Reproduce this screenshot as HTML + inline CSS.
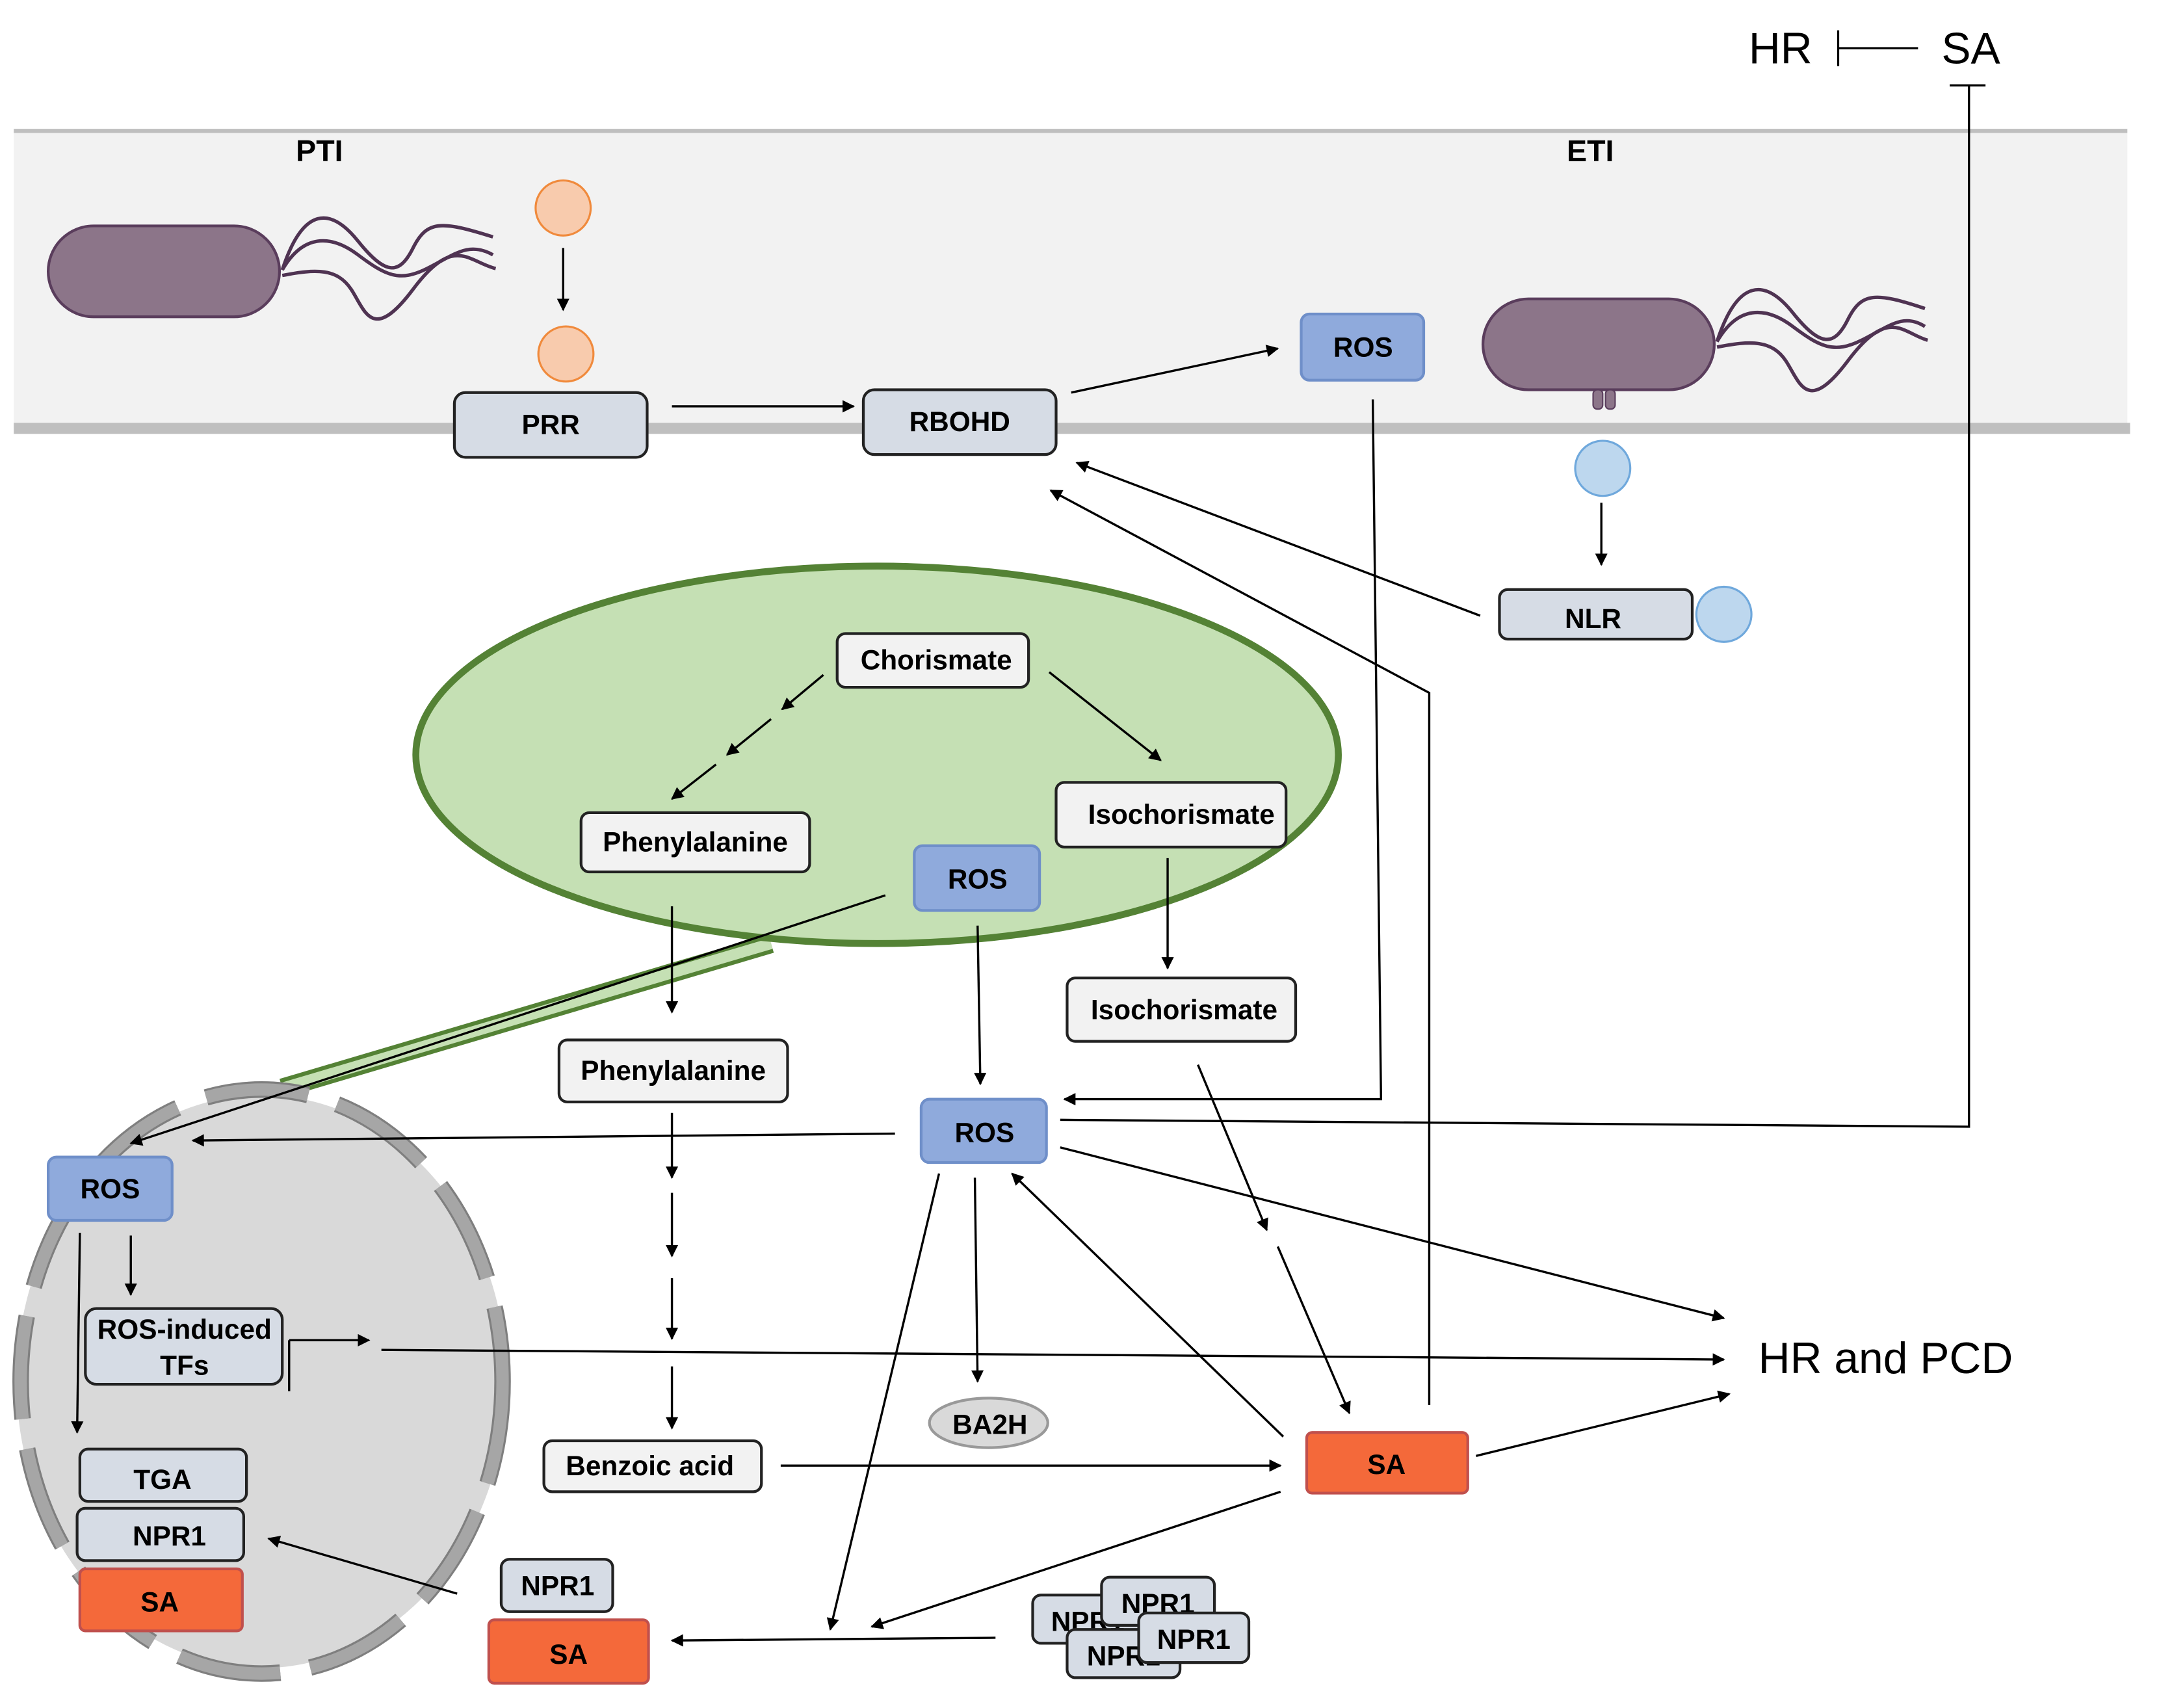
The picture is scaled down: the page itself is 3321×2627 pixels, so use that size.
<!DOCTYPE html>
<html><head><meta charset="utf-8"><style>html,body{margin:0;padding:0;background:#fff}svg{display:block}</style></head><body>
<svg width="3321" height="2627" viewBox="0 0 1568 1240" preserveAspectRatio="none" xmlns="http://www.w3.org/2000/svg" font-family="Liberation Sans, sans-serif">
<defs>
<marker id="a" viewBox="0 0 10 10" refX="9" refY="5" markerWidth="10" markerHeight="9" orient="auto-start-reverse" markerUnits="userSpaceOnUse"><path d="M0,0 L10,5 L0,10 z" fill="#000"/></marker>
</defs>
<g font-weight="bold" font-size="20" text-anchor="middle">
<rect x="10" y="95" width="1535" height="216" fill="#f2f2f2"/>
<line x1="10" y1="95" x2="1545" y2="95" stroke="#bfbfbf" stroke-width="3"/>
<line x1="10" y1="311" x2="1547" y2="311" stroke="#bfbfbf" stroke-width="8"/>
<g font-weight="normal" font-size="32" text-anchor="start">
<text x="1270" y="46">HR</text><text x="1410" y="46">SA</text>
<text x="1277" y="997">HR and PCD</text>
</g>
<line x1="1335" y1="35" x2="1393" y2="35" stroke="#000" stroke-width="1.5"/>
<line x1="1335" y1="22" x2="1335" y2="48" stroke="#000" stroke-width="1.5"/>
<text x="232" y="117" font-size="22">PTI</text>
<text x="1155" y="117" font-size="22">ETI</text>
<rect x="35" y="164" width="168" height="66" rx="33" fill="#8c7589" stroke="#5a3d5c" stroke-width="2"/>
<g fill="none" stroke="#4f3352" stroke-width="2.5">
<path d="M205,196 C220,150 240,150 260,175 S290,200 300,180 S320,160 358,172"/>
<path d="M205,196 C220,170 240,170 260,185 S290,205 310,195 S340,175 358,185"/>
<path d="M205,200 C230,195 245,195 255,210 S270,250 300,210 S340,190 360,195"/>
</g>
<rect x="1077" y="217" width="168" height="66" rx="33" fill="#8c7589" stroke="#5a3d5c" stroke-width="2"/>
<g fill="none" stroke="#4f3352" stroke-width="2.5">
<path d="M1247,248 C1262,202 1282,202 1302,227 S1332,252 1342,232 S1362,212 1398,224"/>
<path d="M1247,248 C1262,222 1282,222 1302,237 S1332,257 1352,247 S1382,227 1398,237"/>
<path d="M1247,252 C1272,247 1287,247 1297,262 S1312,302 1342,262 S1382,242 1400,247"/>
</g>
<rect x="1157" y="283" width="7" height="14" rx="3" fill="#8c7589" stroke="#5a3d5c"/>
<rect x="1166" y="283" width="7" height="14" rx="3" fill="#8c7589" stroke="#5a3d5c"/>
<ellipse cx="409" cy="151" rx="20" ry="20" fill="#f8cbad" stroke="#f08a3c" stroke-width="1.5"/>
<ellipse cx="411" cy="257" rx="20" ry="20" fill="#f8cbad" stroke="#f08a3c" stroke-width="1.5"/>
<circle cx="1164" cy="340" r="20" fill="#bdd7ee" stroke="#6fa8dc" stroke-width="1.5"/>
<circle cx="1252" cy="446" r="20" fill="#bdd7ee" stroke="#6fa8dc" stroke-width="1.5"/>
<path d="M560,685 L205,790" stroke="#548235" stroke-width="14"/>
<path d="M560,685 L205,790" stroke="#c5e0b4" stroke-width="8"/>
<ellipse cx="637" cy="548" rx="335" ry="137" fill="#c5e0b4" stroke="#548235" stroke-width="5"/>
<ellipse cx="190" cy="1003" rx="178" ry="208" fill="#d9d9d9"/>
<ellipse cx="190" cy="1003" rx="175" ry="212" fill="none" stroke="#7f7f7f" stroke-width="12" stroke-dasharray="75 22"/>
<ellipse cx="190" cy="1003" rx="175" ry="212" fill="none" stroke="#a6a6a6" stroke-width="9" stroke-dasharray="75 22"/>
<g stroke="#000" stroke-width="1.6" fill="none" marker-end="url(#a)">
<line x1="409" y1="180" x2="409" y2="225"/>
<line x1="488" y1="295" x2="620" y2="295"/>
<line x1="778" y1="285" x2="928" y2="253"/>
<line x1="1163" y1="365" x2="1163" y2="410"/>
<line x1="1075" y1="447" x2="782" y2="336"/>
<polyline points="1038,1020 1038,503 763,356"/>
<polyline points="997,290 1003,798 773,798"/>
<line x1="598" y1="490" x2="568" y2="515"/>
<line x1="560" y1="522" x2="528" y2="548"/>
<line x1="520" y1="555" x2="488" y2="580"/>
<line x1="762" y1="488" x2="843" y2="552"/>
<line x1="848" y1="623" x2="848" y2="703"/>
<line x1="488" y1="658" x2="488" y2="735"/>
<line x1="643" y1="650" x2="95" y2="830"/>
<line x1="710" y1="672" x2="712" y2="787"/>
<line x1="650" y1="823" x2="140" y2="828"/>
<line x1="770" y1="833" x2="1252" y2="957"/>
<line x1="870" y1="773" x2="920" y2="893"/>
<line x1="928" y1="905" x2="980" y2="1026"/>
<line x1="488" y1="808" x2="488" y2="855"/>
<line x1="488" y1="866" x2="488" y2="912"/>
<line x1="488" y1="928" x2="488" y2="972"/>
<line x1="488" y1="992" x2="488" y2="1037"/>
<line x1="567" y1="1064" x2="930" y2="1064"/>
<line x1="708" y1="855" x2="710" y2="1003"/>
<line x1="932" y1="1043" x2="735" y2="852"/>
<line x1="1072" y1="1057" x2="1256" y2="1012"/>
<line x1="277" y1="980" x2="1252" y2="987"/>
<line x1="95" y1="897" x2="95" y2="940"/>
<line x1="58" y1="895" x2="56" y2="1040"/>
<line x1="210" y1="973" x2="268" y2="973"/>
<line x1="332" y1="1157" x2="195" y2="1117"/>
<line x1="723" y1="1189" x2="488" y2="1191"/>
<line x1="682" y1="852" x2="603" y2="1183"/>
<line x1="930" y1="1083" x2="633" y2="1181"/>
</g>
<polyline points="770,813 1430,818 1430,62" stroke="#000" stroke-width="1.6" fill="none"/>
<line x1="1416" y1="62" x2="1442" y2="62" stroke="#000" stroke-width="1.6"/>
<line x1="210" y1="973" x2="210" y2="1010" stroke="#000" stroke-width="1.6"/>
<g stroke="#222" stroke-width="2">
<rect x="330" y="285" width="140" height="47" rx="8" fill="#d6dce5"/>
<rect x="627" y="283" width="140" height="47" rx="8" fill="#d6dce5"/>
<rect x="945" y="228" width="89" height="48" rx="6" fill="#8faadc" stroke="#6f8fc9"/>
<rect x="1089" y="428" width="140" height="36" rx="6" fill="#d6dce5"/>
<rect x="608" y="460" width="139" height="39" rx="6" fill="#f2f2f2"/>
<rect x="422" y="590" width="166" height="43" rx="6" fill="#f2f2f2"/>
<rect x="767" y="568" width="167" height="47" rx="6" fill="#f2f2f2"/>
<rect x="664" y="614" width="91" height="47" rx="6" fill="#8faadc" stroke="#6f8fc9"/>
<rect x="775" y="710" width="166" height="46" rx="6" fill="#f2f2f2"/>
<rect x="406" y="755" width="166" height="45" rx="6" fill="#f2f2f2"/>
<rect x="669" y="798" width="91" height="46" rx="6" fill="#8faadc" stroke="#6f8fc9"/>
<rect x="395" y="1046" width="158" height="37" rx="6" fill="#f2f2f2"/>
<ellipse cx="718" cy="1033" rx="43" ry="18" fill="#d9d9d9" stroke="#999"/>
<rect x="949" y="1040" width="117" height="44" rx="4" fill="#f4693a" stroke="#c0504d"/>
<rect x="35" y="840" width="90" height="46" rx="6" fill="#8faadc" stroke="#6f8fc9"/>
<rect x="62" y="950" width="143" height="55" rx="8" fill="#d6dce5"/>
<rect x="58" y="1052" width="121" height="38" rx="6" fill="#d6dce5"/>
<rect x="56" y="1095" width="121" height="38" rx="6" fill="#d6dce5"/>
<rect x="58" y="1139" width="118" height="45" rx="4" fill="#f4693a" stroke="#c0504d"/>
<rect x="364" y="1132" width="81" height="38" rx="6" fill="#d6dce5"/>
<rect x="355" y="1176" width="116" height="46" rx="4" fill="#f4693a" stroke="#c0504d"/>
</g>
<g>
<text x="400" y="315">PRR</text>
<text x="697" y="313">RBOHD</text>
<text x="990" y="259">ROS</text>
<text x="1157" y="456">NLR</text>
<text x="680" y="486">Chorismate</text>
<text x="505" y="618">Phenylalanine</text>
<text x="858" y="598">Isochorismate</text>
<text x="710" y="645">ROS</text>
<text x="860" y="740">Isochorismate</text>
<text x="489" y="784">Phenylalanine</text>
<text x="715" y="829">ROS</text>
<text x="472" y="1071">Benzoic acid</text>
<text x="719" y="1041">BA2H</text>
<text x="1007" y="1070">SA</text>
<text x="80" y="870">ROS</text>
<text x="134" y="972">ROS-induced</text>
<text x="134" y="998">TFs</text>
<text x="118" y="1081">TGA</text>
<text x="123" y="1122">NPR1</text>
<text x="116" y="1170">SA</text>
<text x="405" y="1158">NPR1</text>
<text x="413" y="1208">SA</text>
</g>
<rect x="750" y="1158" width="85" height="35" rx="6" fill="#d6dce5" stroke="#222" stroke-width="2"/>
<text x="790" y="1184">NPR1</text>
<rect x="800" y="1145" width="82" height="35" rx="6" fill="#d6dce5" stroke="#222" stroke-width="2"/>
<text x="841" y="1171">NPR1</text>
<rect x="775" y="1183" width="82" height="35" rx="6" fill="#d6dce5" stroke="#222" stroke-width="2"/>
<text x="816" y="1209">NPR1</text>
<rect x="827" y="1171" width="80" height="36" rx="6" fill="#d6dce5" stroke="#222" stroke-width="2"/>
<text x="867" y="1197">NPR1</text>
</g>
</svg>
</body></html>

+ + + + +

» To do: Search the data above for lines holding "size" and copy each of them.

» Response to the exercise:
The picture is scaled down: the page itself is 3321×2627 pixels, so use that size.
<g font-weight="bold" font-size="20" text-anchor="middle">
<g font-weight="normal" font-size="32" text-anchor="start">
<text x="232" y="117" font-size="22">PTI</text>
<text x="1155" y="117" font-size="22">ETI</text>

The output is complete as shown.